The results for discontinued operations for 2007 also include an after-tax gain of $6 million associated with the
collection of a note receivable from a business sold in 2003 and the sale of a small business.
In the second quarter of 2006, we sold our wholly-owned subsidiary, McKesson BioServices Corporation
(“BioServices”), for net cash proceeds of $63 million.

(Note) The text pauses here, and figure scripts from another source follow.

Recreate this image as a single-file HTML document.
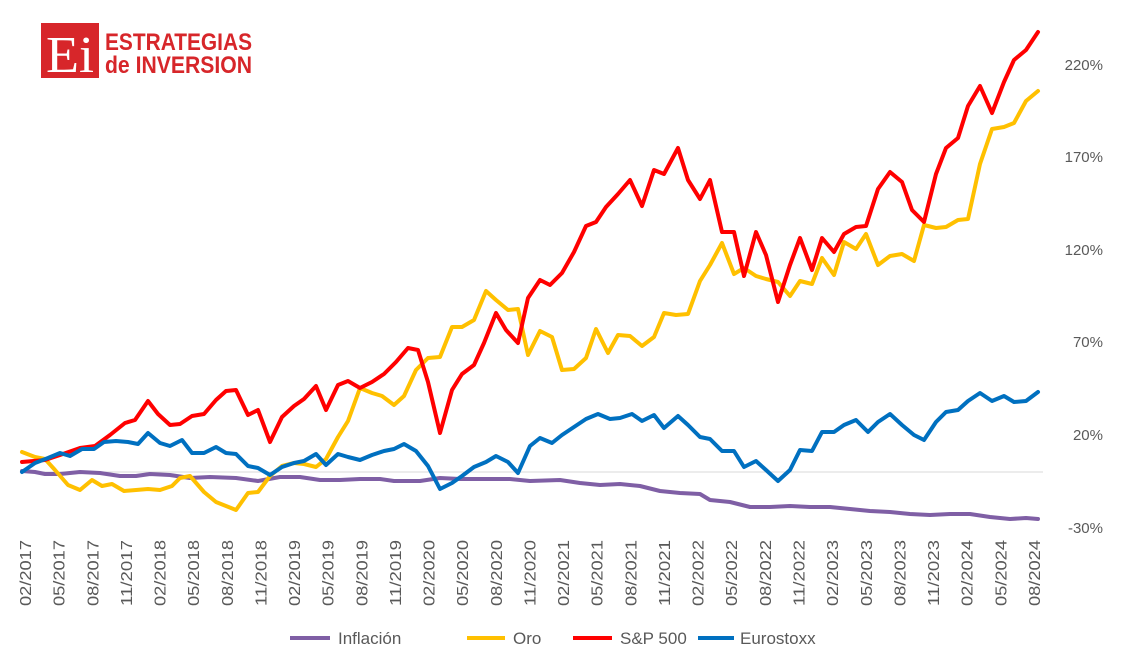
<!DOCTYPE html>
<html><head><meta charset="utf-8"><style>html,body{margin:0;padding:0;background:#fff}svg{display:block}</style></head><body>
<svg width="1123" height="658" viewBox="0 0 1123 658" xmlns="http://www.w3.org/2000/svg" font-family="Liberation Sans, sans-serif">
<rect width="1123" height="658" fill="#fff"/>
<!-- logo -->
<rect x="41" y="23" width="58" height="55" fill="#d7262a"/>
<text x="70" y="72" font-family="Liberation Serif, serif" font-size="52" fill="#fff" text-anchor="middle" textLength="48" lengthAdjust="spacingAndGlyphs">Ei</text>
<text x="105" y="50" font-size="24" font-weight="bold" fill="#d7262a" textLength="147" lengthAdjust="spacingAndGlyphs">ESTRATEGIAS</text>
<text x="105" y="73" font-size="24" font-weight="bold" fill="#d7262a" textLength="147" lengthAdjust="spacingAndGlyphs">de INVERSION</text>
<!-- baseline -->
<line x1="22" y1="472" x2="1043" y2="472" stroke="#d9d9d9" stroke-width="1"/>
<!-- right axis labels -->
<g font-size="15" fill="#595959" text-anchor="end">
<text x="1103" y="70">220%</text><text x="1103" y="162">170%</text><text x="1103" y="255">120%</text><text x="1103" y="347">70%</text><text x="1103" y="440">20%</text><text x="1103" y="533">-30%</text>
</g>
<!-- x labels -->
<g font-size="16" fill="#595959" text-anchor="middle" id="xl"></g>
<g fill="none" stroke-width="4" stroke-linejoin="round" stroke-linecap="round">
<polyline stroke="#7f5fa5" points="22,471 35,472 45,474 60,474 80,472 100,473 120,476 136,476 150,474 170,475 190,478 210,477 236,478 258,481 280,477 300,477 320,480 340,480 360,479 380,479 394,481 420,481 440,478 460,479 480,479 510,479 530,481 560,480 580,483 600,485 620,484 640,486 660,491 680,493 700,494 710,500 730,502 750,507 770,507 790,506 810,507 830,507 850,509 870,511 890,512 910,514 930,515 950,514 970,514 990,517 1010,519 1026,518 1038,519"/>
<polyline stroke="#ffc000" points="22,452 35,457 45,459 55,470 68,485 80,490 92,480 102,486 112,484 124,491 136,490 148,489 160,490 172,486 180,478 190,476 204,492 216,502 226,506 236,510 248,493 258,492 270,476 282,466 294,463 304,464 316,467 326,459 338,437 348,421 360,388 372,393 382,396 394,405 404,396 416,370 428,358 440,357 452,327 462,327 474,320 486,291 496,300 508,310 518,309 528,355 540,331 552,337 562,370 574,369 586,358 596,329 608,353 618,335 630,336 642,346 654,337 664,313 676,315 688,314 700,281 710,265 722,243 734,274 744,268 756,276 766,279 778,282 790,296 800,281 812,284 822,258 834,275 844,242 856,249 866,234 878,265 890,256 902,254 914,261 924,225 936,228 946,227 958,220 968,219 980,164 992,129 1004,127 1014,123 1026,101 1038,91"/>
<polyline stroke="#ff0000" points="22,462 45,460 60,455 80,448 95,446 110,435 125,423 135,420 148,401 158,414 170,425 180,424 192,416 204,414 216,400 226,391 236,390 248,415 258,410 270,442 282,417 294,406 304,399 316,386 326,410 338,385 348,381 360,388 372,382 384,374 396,362 408,348 418,350 428,382 440,433 452,390 462,374 474,365 484,343 496,313 506,330 518,343 528,298 540,280 550,285 562,273 574,252 586,226 596,222 606,207 618,194 630,180 642,206 654,170 664,174 678,148 688,180 700,199 710,180 722,232 734,232 744,276 756,232 766,255 778,302 790,265 800,238 812,270 822,238 834,252 844,234 856,227 866,226 878,189 890,172 902,182 912,210 924,222 936,174 946,148 958,138 968,106 980,86 992,113 1004,82 1014,60 1026,50 1038,32"/>
<polyline stroke="#0070c0" points="22,472 35,463 48,458 60,453 70,456 82,449 94,449 104,442 116,441 128,442 138,444 148,433 160,443 170,446 182,440 192,453 204,453 216,447 226,453 236,454 248,466 258,468 270,475 282,467 294,463 304,461 316,454 326,465 338,454 348,457 360,460 372,455 384,451 394,449 404,444 416,451 428,466 440,489 452,483 462,476 474,467 486,462 496,456 508,462 518,473 530,446 540,438 552,443 562,435 574,427 586,419 598,414 610,419 620,418 632,414 642,421 654,415 664,428 678,416 688,425 700,437 710,439 722,451 734,451 744,467 756,461 766,470 778,481 790,470 800,450 812,451 822,432 834,432 844,425 856,420 868,432 878,422 890,414 902,425 914,435 924,440 936,422 946,412 958,410 968,401 980,393 992,401 1004,396 1014,402 1026,401 1038,392"/>
</g>
<!-- legend -->
<g stroke-width="4">
<line x1="290" y1="638" x2="330" y2="638" stroke="#7f5fa5"/>
<line x1="467" y1="638" x2="505" y2="638" stroke="#ffc000"/>
<line x1="573" y1="638" x2="612" y2="638" stroke="#ff0000"/>
<line x1="698" y1="638" x2="734" y2="638" stroke="#0070c0"/>
</g>
<g font-size="17" fill="#595959">
<text x="338" y="644">Inflación</text><text x="513" y="644">Oro</text><text x="620" y="644">S&amp;P 500</text><text x="740" y="644">Eurostoxx</text>
</g>
</svg>
<script>
var g=document.getElementById('xl');var ns='http://www.w3.org/2000/svg';
for(var i=0;i<=30;i++){var m=2+3*i;var y=2017+Math.floor((m-1)/12);var mm=((m-1)%12)+1;
var x=25+i*33.63;var t=document.createElementNS(ns,'text');t.setAttribute('transform','translate('+(x+6)+',573) rotate(-90)');
t.setAttribute('textLength','66');t.setAttribute('lengthAdjust','spacingAndGlyphs');
t.textContent=(mm<10?'0':'')+mm+'/'+y;g.appendChild(t);}
</script>
</body></html>
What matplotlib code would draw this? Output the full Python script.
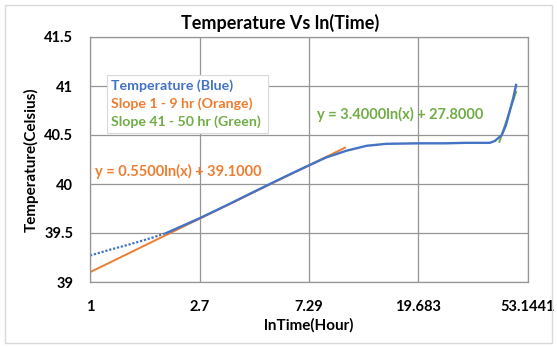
#!/usr/bin/env python3

import matplotlib
matplotlib.use('Agg')
import matplotlib.pyplot as plt
from matplotlib.patches import Rectangle

plt.rcParams['font.family'] = ['Lato', 'DejaVu Sans']

# Temperature readings (hours, Celsius) - early part drawn dotted
temp_dot_x = [1.0, 1.2, 1.415, 1.75, 2.0]
temp_dot_y = [39.27, 39.33, 39.38, 39.45, 39.50]
temp_x = [2.0, 2.7, 3.5, 4.5, 5.5, 6.5, 7.29, 8.5, 10.25, 12.3, 14.7, 19.7,
          25.0, 30.0, 35.0, 37.6, 39.4, 41.9, 43.5, 45.2, 46.5, 47.7]
temp_y = [39.50, 39.65, 39.79, 39.93, 40.04, 40.13, 40.19, 40.27, 40.34, 40.39,
          40.41, 40.415, 40.415, 40.42, 40.42, 40.42, 40.44, 40.50, 40.60,
          40.76, 40.88, 41.01]

# Trend lines (end points)
orange_x = [1.0, 10.1]
orange_y = [39.10, 40.37]
green_x = [41.0, 47.7]
green_y = [40.43, 40.94]

xticks = [1, 2.7, 7.29, 19.683, 53.1441]
xtick_labels = ['1', '2.7', '7.29', '19.683', '53.1441']
yticks = [39, 39.5, 40, 40.5, 41, 41.5]
ytick_labels = ['39', '39.5', '40', '40.5', '41', '41.5']

blue = '#4472C4'
orange = '#ED7D31'
green = '#70AD47'
grid = '#959595'

fig = plt.figure(figsize=(5.57, 3.47), dpi=100)
ax = fig.add_axes([90 / 557, 1 - 282 / 347, 438 / 557, 245 / 347])

# Chart border
fig.patches.append(Rectangle((5 / 557, 4 / 347), 547 / 557, 338 / 347,
                             transform=fig.transFigure, fill=False,
                             edgecolor='#d9d9d9', linewidth=1))

ax.plot(temp_dot_x, temp_dot_y, color=blue, linewidth=1.6, linestyle=(0, (1, 0.8)))
ax.plot(orange_x, orange_y, color=orange, linewidth=1.4)
ax.plot(green_x, green_y, color=green, linewidth=1.4)
ax.plot(temp_x, temp_y, color=blue, linewidth=1.7)

ax.set_xscale('log', base=2.7)
ax.set_xlim(1, 53.1441)
ax.set_ylim(39, 41.5)
ax.set_xticks(xticks)
ax.set_xticklabels(xtick_labels)
ax.set_yticks(yticks)
ax.set_yticklabels(ytick_labels)
ax.minorticks_off()
ax.tick_params(length=0, labelsize=10.5)
ax.tick_params(axis='x', pad=13)
ax.tick_params(axis='y', pad=12)
for lab in ax.get_xticklabels() + ax.get_yticklabels():
    lab.set_fontweight('bold')

ax.grid(True, color=grid, linewidth=0.9)
ax.set_axisbelow(True)
for s in ax.spines.values():
    s.set_color(grid)
    s.set_linewidth(0.9)

ax.set_xlabel('lnTime(Hour)', fontsize=11, fontweight='bold', labelpad=3)
ax.set_ylabel('Temperature(Celsius)', fontsize=11, fontweight='bold', labelpad=4)
fig.text(0.503, 1 - 23 / 347, 'Temperature Vs ln(Time)', ha='center', va='center',
         fontsize=13, fontweight='bold')

# Equations
ax.text((95 - 90) / 438, (282 - 171) / 245, 'y = 0.5500ln(x) + 39.1000',
        transform=ax.transAxes, color=orange, fontsize=10.5, fontweight='bold',
        va='center', ha='left')
ax.text((317 - 90) / 438, (282 - 114) / 245, 'y = 3.4000ln(x) + 27.8000',
        transform=ax.transAxes, color=green, fontsize=10.5, fontweight='bold',
        va='center', ha='left')

# Legend box
ax.add_patch(Rectangle(((107 - 90) / 438, (282 - 133) / 245), 161 / 438, 58 / 245,
                       transform=ax.transAxes, facecolor='white',
                       edgecolor='#d9d9d9', linewidth=0.8, zorder=3))
labels = ['Temperature (Blue)', 'Slope 1 - 9 hr (Orange)', 'Slope 41 - 50 hr (Green)']
colors = [blue, orange, green]
for i, (t, c) in enumerate(zip(labels, colors)):
    ax.text((111 - 90) / 438, (282 - 86 - 18 * i) / 245, t, transform=ax.transAxes,
            color=c, fontsize=10.2, fontweight='bold', va='center', ha='left', zorder=4)

fig.savefig('out.png', dpi=100)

The divestiture resulted in an after-tax gain of $13 million.
Financial results for this business, which were previously included in our Distribution Solutions segment, were not
material to our consolidated financial statements.
In accordance with SFAS No. 144, financial results for these businesses have been classified as discontinued
operations for all periods presented.
Net Income: Net income was $990 million, $913 million and $751 million in 2008, 2007 and 2006 and diluted
earnings per share was $3.32, $2.99 and $2.38. Excluding the Securities Litigation credits or charges, 2008 net
income and net income per diluted share would have been $987 million and $3.31, for 2007, $826 million and
$2.71, and for 2006, $781 million and $2.48.
A reconciliation between our net income per share reported under accounting standards generally accepted in
the United States (“GAAP”) and our earnings per diluted share, excluding charges for the Securities Litigation is as
follows:
Years Ended March 31,
(In millions except per share amounts) 2008 2007 2006
Net income, as reported $ 990 $ 913 $ 751
Exclude:
Securities Litigation charge (credit), net (5) (6) 45
Estimated income tax expense (benefit) 2 2 (15)
Income tax reserve reversal - (83) -
Securities Litigation charge (credit), net of tax (3) (87) 30
Net income, excluding Securities Litigation charge $ 987 $ 826 $ 781
Diluted earnings per common share, excluding Securities
Litigation charge (1) $ 3.31 $ 2.71 $ 2.48
Shares on which diluted earnings per common share,
excluding the Securities Litigation charge, were based 298 305 316
(1) For 2006, interest expense, net of related income taxes, of $1 million has been added to net income, excluding the Securities
Litigation charges, for purpose of calculating diluted earnings per share. This calculation also includes the impact of
dilutive securities (stock options, convertible junior subordinated debentures and restricted stock).